Letter: Curb school budget increases (Feb. 6, 2009)
The economy is in sharp decline. Unemployment is high… and still rising. Local businesses, both large and small, are finding ways of cutting costs, doing more with less. People are losing their incomes, and even many of those who remain employed are suffering mandatory 3 percent, 5 percent, even 7 percent pay cuts.
And yet, the School Board Finance Committee proposed an initial 3.5 percent budget increase.
The town council asked the finance committee to keep the annual budget increase “as close to 3 percent as possible.” Why not “as much under 3 percent as possible?” Better yet, why not mandate a moratorium on any increase? Like so many of us do, find ways to fund any necessary increased expenditures by trimming elsewhere.
Example; recent budget increases reflected, among other things, rising oil prices. Prices are down now, and they have been for awhile. Heating oil and bus fuel costs less. Where are those savings going?

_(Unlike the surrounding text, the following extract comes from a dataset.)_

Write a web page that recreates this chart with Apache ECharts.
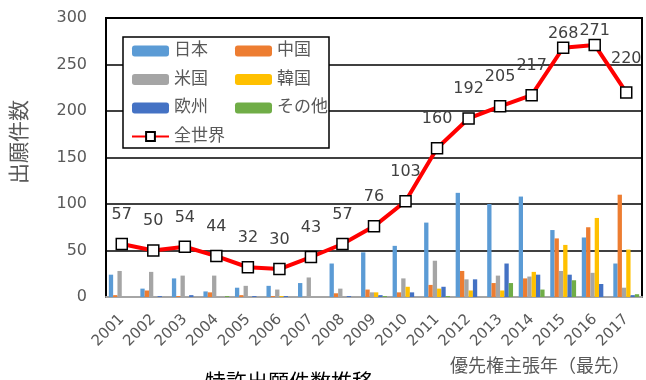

Our students are the ones who have to sacrifice; fewer field trips, diminished athletic programs, new limits on classroom supplies… but administrator salaries? Never reduced. Never even frozen. Increased year after year. The school administrators continue to prosper while the school takes the hit.
Shouldn’t the budget consider the parents’ fiscal hardship? This budget should do more with the same… or less. That’s responsible money management.
Ask for answers. Email school administrators. Email town councilors. It takes three minutes from the comfort of your computer chair.